After all of these considerations, trying to transfer “consistency”, the foundation of the catalog, into the Semantic Web in some sort of semi-coherent way makes me shake my head in despair. If it's this hard with our catalogs, what about the crazy open Internet world? How could a non-librarian web master ever begin to deal with any of it? To those questions, I must reply that I don't have the slightest idea. For my own thoughts on the Semantic Web, you can listen to another podcast of mine. http://blog.jweinheimer.net/2012/03/cataloging-matters-podcast-no-14.html
Does this mean that there can never be any changes at all? Of course not and I and others make suggestions all the time, but there needs to be a simple acknowledgement of some realities. For example, catalogers need to admit that the dictionary catalog is dead. As dead as the dodo. Sad perhaps, but it's been dead since keyword was introduced and that was a long time ago. Therefore, many practices based on left-anchored text browses no longer make any sense. Except to a cataloger. Those methods are obsolete today. Other important practices just don't work. Cross-references that make subject headings more useful and comprehensible, along with pseudonyms of authors and earlier/later names of corporate bodies remain hidden from the public in the keyword environment. Catalogers can implement RDA and FRBR and people still will not know, after finding a record for an item with the subject heading “Labor and laboring classes” that they also need to search “Labor” “Labor movement” or “Working class” if they are going to find anything new. How about figuring out how catalog records and full-text search engines can best work together to improve both tools?

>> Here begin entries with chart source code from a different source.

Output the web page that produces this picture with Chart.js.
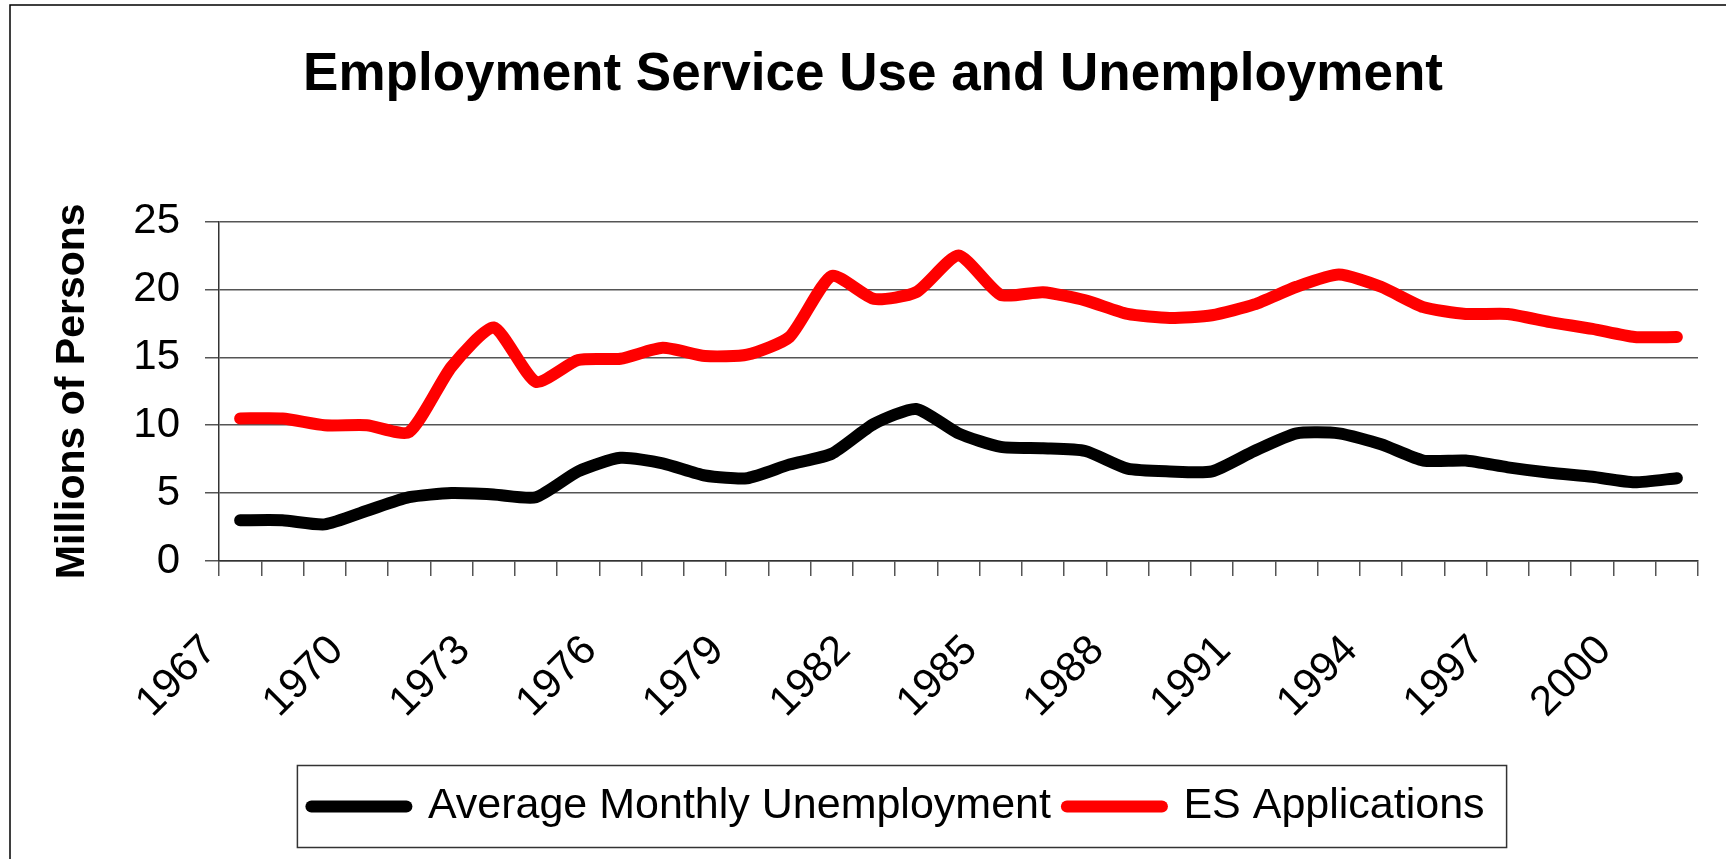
<!DOCTYPE html>
<html>
<head>
<meta charset="utf-8">
<script src="https://cdn.jsdelivr.net/npm/chart.js@4.4.1/dist/chart.umd.min.js"></script>
<style>
html, body { margin: 0; padding: 0; background: #ffffff; }
#wrap { width: 1726px; height: 859px; }
</style>
</head>
<body>
<div id="wrap"><canvas id="chart" width="1726" height="859"></canvas></div>
<script>
const chart_canvas = document.getElementById('chart');

const years = ['1967', '1968', '1969', '1970', '1971', '1972', '1973', '1974', '1975', '1976',
    '1977', '1978', '1979', '1980', '1981', '1982', '1983', '1984', '1985', '1986',
    '1987', '1988', '1989', '1990', '1991', '1992', '1993', '1994', '1995', '1996',
    '1997', '1998', '1999', '2000', '2001'];
const tick_years = ['1967', '1970', '1973', '1976', '1979', '1982', '1985', '1988', '1991', '1994', '1997', '2000'];
const y_ticks = [0, 5, 10, 15, 20, 25];

// millions of persons
const unemployment = [3.0, 3.0, 2.7, 3.7, 4.7, 5.0, 4.9, 4.7, 6.6, 7.6,
    7.2, 6.3, 6.1, 7.1, 7.9, 10.1, 11.2, 9.4, 8.4, 8.3,
    8.1, 6.8, 6.6, 6.6, 8.1, 9.4, 9.4, 8.6, 7.4, 7.4,
    6.9, 6.5, 6.2, 5.8, 6.1];
const es_applications = [10.5, 10.5, 10.0, 10.0, 9.5, 14.3, 17.2, 13.2, 14.8, 14.9,
    15.7, 15.1, 15.2, 16.5, 21.0, 19.3, 19.8, 22.5, 19.6, 19.8,
    19.2, 18.2, 17.9, 18.1, 18.9, 20.2, 21.1, 20.2, 18.7, 18.2,
    18.2, 17.6, 17.1, 16.5, 16.5];

const FONT = "'Liberation Sans', Arial, sans-serif";
Chart.defaults.font.family = FONT;
Chart.defaults.color = '#000000';

// white page, outer chart frame and the box round the legend
const chartFrame = {
    id: 'chartFrame',
    afterLayout: (chart) => {
        // the legend sits a little right of centre in the original
        chart.legend.left += 25;
        chart.legend.right += 25;
    },
    beforeDraw: (chart) => {
        const {ctx} = chart;
        ctx.save();
        ctx.fillStyle = '#ffffff';
        ctx.fillRect(0, 0, chart.width, chart.height);
        ctx.strokeStyle = '#000000';
        ctx.lineWidth = 1.5;
        ctx.beginPath();
        ctx.moveTo(10, chart.height + 5);
        ctx.lineTo(10, 5);
        ctx.lineTo(chart.width + 5, 5);
        ctx.stroke();
        ctx.restore();
    },
    afterDraw: (chart) => {
        const boxes = chart.legend && chart.legend.legendHitBoxes;
        if (!boxes || !boxes.length) return;
        const {ctx} = chart;
        const first = boxes[0];
        const last = boxes[boxes.length - 1];
        const left = first.left - 14;
        const right = last.left + last.width + 22;
        const mid = first.top + first.height / 2;
        ctx.save();
        ctx.strokeStyle = '#333333';
        ctx.lineWidth = 1.5;
        ctx.strokeRect(left, mid - 41, right - left, 82);
        ctx.restore();
    }
};

function lineDataset(label, data, color){
    return {
        label: label,
        data: data,
        borderColor: color,
        backgroundColor: color,
        borderWidth: 12,
        borderCapStyle: 'round',
        borderJoinStyle: 'round',
        pointRadius: 0,
        pointHoverRadius: 0,
        tension: 0.2,
        fill: false
    };
}

let chart = new Chart(chart_canvas, {
    type: 'line',
    data: {
        labels: years,
        datasets: [
            lineDataset('Average Monthly Unemployment', unemployment, '#000000'),
            lineDataset('ES Applications', es_applications, '#ff0000')
        ]
    },
    options: {
        responsive: false,
        animation: false,
        layout: {
            padding: {top: 10, left: 48, right: 28, bottom: 21}
        },
        scales: {
            x: {
                offset: true,
                grid: {
                    offset: true,
                    drawOnChartArea: false,
                    drawTicks: true,
                    tickLength: 15,
                    color: '#555555',
                    lineWidth: 1.5
                },
                border: {display: true, color: '#333333', width: 1.5},
                ticks: {
                    autoSkip: false,
                    minRotation: 45,
                    maxRotation: 45,
                    padding: 50,
                    labelOffset: -30,
                    color: '#000000',
                    font: {size: 42},
                    callback: function(value){
                        let label = this.getLabelForValue(value);
                        return tick_years.includes(label) ? label : '';
                    }
                },
                afterFit: (scale) => {
                    scale.height = 208;
                    scale.paddingLeft = 0;
                    scale.paddingRight = 0;
                }
            },
            y: {
                min: y_ticks[0],
                max: y_ticks[y_ticks.length - 1],
                grid: {
                    color: '#555555',
                    lineWidth: 1.5,
                    drawTicks: true,
                    tickLength: 14
                },
                border: {display: true, color: '#333333', width: 1.5},
                ticks: {
                    stepSize: 5,
                    padding: 25,
                    color: '#000000',
                    font: {size: 42}
                },
                title: {
                    display: true,
                    text: 'Millions of Persons',
                    color: '#000000',
                    font: {size: 41, weight: 'bold'},
                    padding: {top: 0, bottom: 0}
                },
                afterFit: (scale) => { scale.width = 171; }
            }
        },
        plugins: {
            title: {
                display: true,
                text: 'Employment Service Use and Unemployment',
                color: '#000000',
                font: {size: 53, weight: 'bold'},
                padding: {top: 34, bottom: 114}
            },
            legend: {
                display: true,
                position: 'bottom',
                labels: {
                    usePointStyle: true,
                    pointStyle: 'line',
                    pointStyleWidth: 95,
                    boxHeight: 12,
                    padding: 16,
                    color: '#000000',
                    font: {size: 43},
                    generateLabels: (chart) => {
                        let items = Chart.defaults.plugins.legend.labels.generateLabels(chart);
                        items.forEach(item => {
                            let ds = chart.data.datasets[item.datasetIndex];
                            item.lineWidth = ds.borderWidth;
                            item.lineCap = 'round';
                            item.strokeStyle = ds.borderColor;
                            item.pointStyle = 'line';
                        });
                        return items;
                    }
                }
            },
            tooltip: {enabled: false}
        }
    },
    plugins: [chartFrame]
});
</script>
</body>
</html>
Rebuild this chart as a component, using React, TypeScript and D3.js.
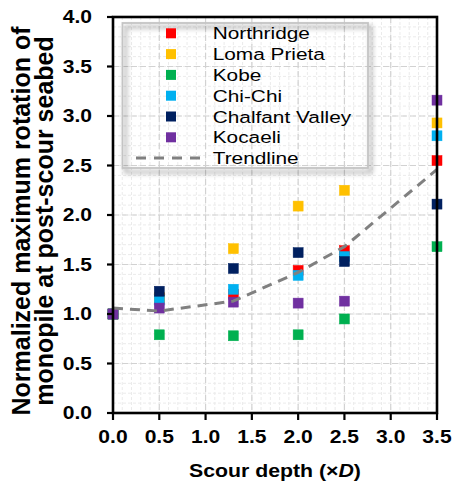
import React from "react";
import * as d3 from "d3";

const W = 453;
const H = 484;

const xValues = [0, 0.5, 1.3, 2.0, 2.5, 3.5];
const northridge = [1.0, 1.16, 1.2, 1.44, 1.64, 2.55];
const lomaPrieta = [1.0, 1.17, 1.66, 2.09, 2.25, 2.93];
const kobe = [1.0, 0.79, 0.78, 0.79, 0.95, 1.68];
const chiChi = [1.0, 1.14, 1.25, 1.39, 1.58, 2.8];
const chalfantValley = [1.0, 1.23, 1.46, 1.62, 1.53, 2.11];
const kocaeli = [1.0, 1.06, 1.12, 1.11, 1.13, 3.16];
const trendline = [1.06, 1.03, 1.13, 1.42, 1.68, 2.46];

const seriesNames = ["Northridge", "Loma Prieta", "Kobe", "Chi-Chi", "Chalfant Valley", "Kocaeli"];
const seriesColors = ["#FF0000", "#FFC000", "#00B050", "#00B0F0", "#002060", "#7030A0"];
const seriesValues = [northridge, lomaPrieta, kobe, chiChi, chalfantValley, kocaeli];

const xTicks = [0, 0.5, 1.0, 1.5, 2.0, 2.5, 3.0, 3.5];
const yTicks = [0, 0.5, 1.0, 1.5, 2.0, 2.5, 3.0, 3.5, 4.0];
const xMinor = d3.range(0, 36).map((i) => i / 10);
const yMinor = d3.range(0, 41).map((i) => i / 10);

const FONT = "'Liberation Sans', Arial, Helvetica, sans-serif";

const left = 113;
const right = 437;
const top = 17;
const bottom = 413;

function SText(props: any) {
  const { x, y, sx = 1, rotate, anchor = "start", size, weight = "normal", children, style } = props;
  const tr = `translate(${x},${y})${rotate ? ` rotate(${rotate})` : ""} scale(${sx},1)`;
  return (
    <text
      transform={tr}
      textAnchor={anchor}
      fontSize={size}
      fontWeight={weight}
      fontFamily={FONT}
      fill="#000"
      style={style}
    >
      {children}
    </text>
  );
}

export default function App() {
  const x = d3.scaleLinear().domain([0, 3.5]).range([left, right]);
  const y = d3.scaleLinear().domain([0, 4]).range([bottom, top]);
  const line = d3
    .line<number>()
    .x((_, i) => x(xValues[i]))
    .y((d) => y(d))
    .curve(d3.curveLinear);

  const ms = 10;
  const legX = 122.5;
  const legY = 23;
  const legW = 245.5;
  const legH = 145;
  const rowY = (i: number) => 33.3 + i * 20.8;

  return (
    <svg
      width={W}
      height={H}
      style={{ position: "absolute", left: 0, top: 0, background: "#fff" }}
    >
      <defs>
        <filter id="shadow" x="-10%" y="-10%" width="130%" height="130%">
          <feDropShadow dx="3" dy="4" stdDeviation="2.4" floodColor="#000" floodOpacity="0.5" />
        </filter>
      </defs>
      <rect x={0} y={0} width={W} height={H} fill="#fff" />

      {/* minor grid */}
      <g>
        {xMinor.map((v, i) => (
          <line key={"xm" + i} x1={x(v)} x2={x(v)} y1={top} y2={bottom} stroke="#ebebeb" strokeWidth={1} strokeDasharray="3,2" />
        ))}
        {yMinor.map((v, i) => (
          <line key={"ym" + i} x1={left} x2={right} y1={y(v)} y2={y(v)} stroke="#ebebeb" strokeWidth={1} strokeDasharray="3,2" />
        ))}
      </g>
      {/* major grid */}
      <g>
        {xTicks.map((v, i) => (
          <line key={"xg" + i} x1={x(v)} x2={x(v)} y1={top} y2={bottom} stroke="#d2d2d2" strokeWidth={1.2} strokeDasharray="6,3" />
        ))}
        {yTicks.map((v, i) => (
          <line key={"yg" + i} x1={left} x2={right} y1={y(v)} y2={y(v)} stroke="#d2d2d2" strokeWidth={1.2} strokeDasharray="6,3" />
        ))}
      </g>

      {/* legend box */}
      <rect
        x={legX}
        y={legY}
        width={legW}
        height={legH}
        fill="none"
        stroke="#c4c4c4"
        strokeWidth={1.8}
        filter="url(#shadow)"
      />

      {/* markers */}
      <g>
        {seriesValues.map((vals, si) =>
          vals.map((v, i) => (
            <rect
              key={si + "-" + i}
              x={x(xValues[i]) - ms / 2}
              y={y(v) - ms / 2}
              width={ms}
              height={ms}
              fill={seriesColors[si]}
              stroke={seriesColors[si]}
              strokeWidth={0.5}
            />
          ))
        )}
      </g>

      {/* trendline */}
      <path d={line(trendline) || ""} fill="none" stroke="#808080" strokeWidth={3} strokeDasharray="10,7" />

      {/* frame */}
      <rect x={left} y={top} width={right - left} height={bottom - top} fill="none" stroke="#000" strokeWidth={2.6} />

      {/* ticks */}
      {xTicks.map((v, i) => (
        <line key={"xt" + i} x1={x(v)} x2={x(v)} y1={bottom} y2={bottom + 7} stroke="#000" strokeWidth={2.2} />
      ))}
      {yTicks.map((v, i) => (
        <line key={"yt" + i} x1={left - 6} x2={left} y1={y(v)} y2={y(v)} stroke="#000" strokeWidth={2.2} />
      ))}

      {/* tick labels */}
      {xTicks.map((v, i) => (
        <SText key={"xl" + i} x={x(v)} y={443} sx={1.17} anchor="middle" size={18} weight="bold">
          {d3.format(".1f")(v)}
        </SText>
      ))}
      {yTicks.map((v, i) => (
        <SText key={"yl" + i} x={92} y={y(v) + 6.4} sx={1.17} anchor="end" size={18} weight="bold">
          {d3.format(".1f")(v)}
        </SText>
      ))}

      {/* axis titles */}
      <SText x={(left + right) / 2} y={477} sx={1.12} anchor="middle" size={19} weight="bold">
        <tspan>Scour depth (×</tspan>
        <tspan fontStyle="italic">D</tspan>
        <tspan>)</tspan>
      </SText>
      <SText x={30} y={221} rotate={-90} anchor="middle" size={25} weight="bold">
        Normalized maximum rotation of
      </SText>
      <SText x={53} y={221} rotate={-90} anchor="middle" size={25} weight="bold">
        monopile at post-scour seabed
      </SText>

      {/* legend entries */}
      {seriesNames.map((name, i) => (
        <g key={"lg" + i}>
          <rect x={171 - ms / 2} y={rowY(i) - ms / 2} width={ms} height={ms} fill={seriesColors[i]} />
          <SText x={212.7} y={rowY(i) + 6} sx={1.24} size={16.8}>
            {name}
          </SText>
        </g>
      ))}
      <line x1={136} x2={202} y1={rowY(6)} y2={rowY(6)} stroke="#808080" strokeWidth={3} strokeDasharray="10,8" />
      <SText x={212.7} y={rowY(6) + 6} sx={1.24} size={16.8}>
        Trendline
      </SText>
    </svg>
  );
}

Instead of increasing the complexity of the catalog, we should be trying to improve what we already have and fix the dysfunctions that people have to deal with every single day. When a cataloger is looking at a catalog record, and the results of a catalog search, they should be doing it not through their own eyes, but through the eyes of someone who knows very little, or preferably nothing, about the catalog. When you do this, the problems of the catalog become clearer: the cataloging abbreviations, relator codes, and relationships pale in comparison with other, massive, obvious problems. Deal with those first.
To conclude, I wanted to clarify how I see the practical problems of implementing RDA and FRBR, which is that the consequences will be to decrease access for the public because of the greater complexities it introduces.
The music I have chosen to end this episode is the overture from Verdi's La Forza del Destino. This is one of the great operas and also apparently has a curse on it. In 1960, an American singer, Leonard Warren, was about to start the aria “Morir, tremenda cosa” or “to die, a momentous thing” and he fell down dead from a cerebral hemorrhage! According to Wikipedia, some singers have refused to perform in this opera including Pavarotti. This recording comes from the Internet Archive, where you can listen to the rest of the opera if you want. http://archive.org/details/FridayNightAtTheOpera-41610
That's it for now. Thank you for listening to Cataloging Matters with Jim Weinheimer, coming to you from Rome, Italy, the most beautiful, and the most romantic city in the world.